The year 2019 marks a double anniversary to commemorate 25 years of the International Conference on Population and Development (ICPD) and to celebrate UNFPA’s 50th anniversary. In 2019 UNFPA Country Office in Georgia also celebrates 20th year anniversary of its support to the country’s development.
UNFPA Country Office in Georgia in close collaboration with the UNFPA Regional Office for Eastern Europe and Central Asia has initiated the regional conference to mark these important anniversaries by reinvigorating the regional dialogue on population dynamics and evidence-based population policies in the countries of the region.
The Regional Conference hosted the What’s Changed conversation – as part of a series of thought leadership conversations on ICPD, organized by UNPFA globally, leading to the Nairobi Summit in November, 2019. This conversation aims at generating unique knowledge base drawing on the insights of leading ICPD experts and people at the community level delivering the ICPD agenda, as well as creating a new understanding of how ICPD commitments must be fully realized and also adapted to current realities. The conversation was shaped around key thematic areas of the ICPD Programme of Action and gains made in the realization of sexual and reproductive rights.

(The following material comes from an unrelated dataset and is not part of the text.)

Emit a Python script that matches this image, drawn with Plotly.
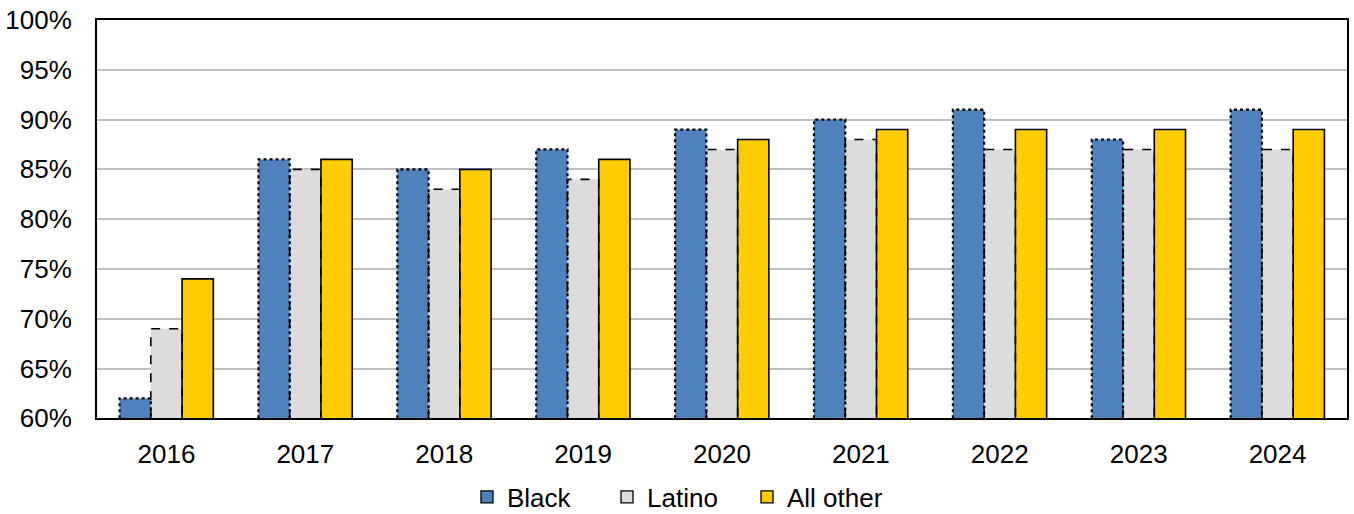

The objective of the conference is to support enhanced understanding of the current population dynamics and trends in the region, including ageing, and of the status of policies and initiatives addressing these dynamics in the countries of the region. It is expected that through exchange of scientific evidence and good practices the evidence-based and people-centred policy making on population and development issues will be strengthened in the countries of the region.
The one-day conference was co-organized by the UNFPA Country Office in Georgia, the UNFPA Regional Office for Eastern Europe and Central Asia and the United Nations Economic Commission for Europe (UNECE) in partnership with the Administration of the Government of Georgia.
Participants of the conference were representatives of relevant government entities, academia, civil society organizations, international organizations from the countries of Eastern Europe and Central Asia Region; representatives of UNFPA Regional and Country Offices; invited international experts.